Shoes from your childhood. A favorite outfit. A playground best friend. What memories will your child retain and which one will be a distant memory? A recent article on Babble.com delves into why certain memories stick and why some don’t:
When Casey told her son Will that the Weisses were coming over for dinner that night, his response took her by surprise: “Don’t forget the strawberry cupcakes.” Three-year-old Will was recalling that the Weiss’ son liked the cupcakes Casey had served at a dinner party eight months earlier, when he was only two. As precocious as his memory might seem, though, by the time Will reaches school age, the strawberry cupcakes will be gone, along with his recollections of most, if not all, of his first three years.
Psychologists refer to this as “childhood amnesia.” But it only applies to certain kinds of memory — kids retain plenty of information from the early years.
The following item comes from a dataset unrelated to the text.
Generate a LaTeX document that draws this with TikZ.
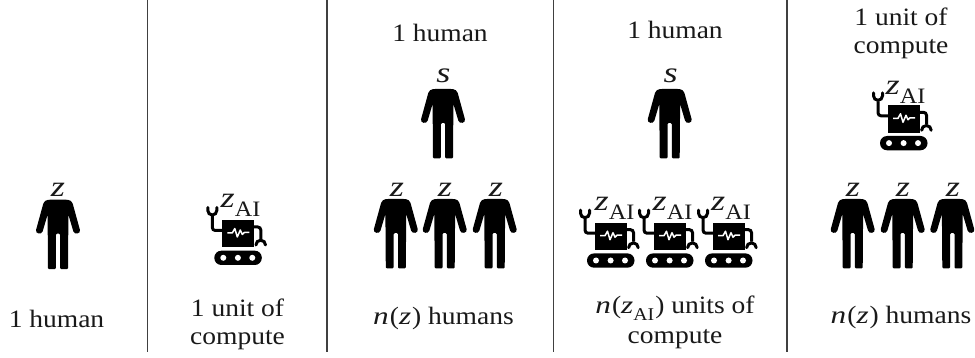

If Will’s dad teaches him to throw a baseball, he may remember how for the rest of his life. Not only that, but the emotional memories of childhood have a lasting impact. Long after the image of the cupcakes has faded, Will might be left with warm feelings towards sweets and social gatherings. Researchers now know this is because the brain doesn’t have just one record button. By studying healthy kids as well as adults who have lost certain kinds of memory completely, psychologists have come a long way in explaining how early childhood can be so formative long after our memories of these years have completely vanished.
What do you remember most about your childhood? What do you hope your child remembers?
What do your children end up remembering, and why?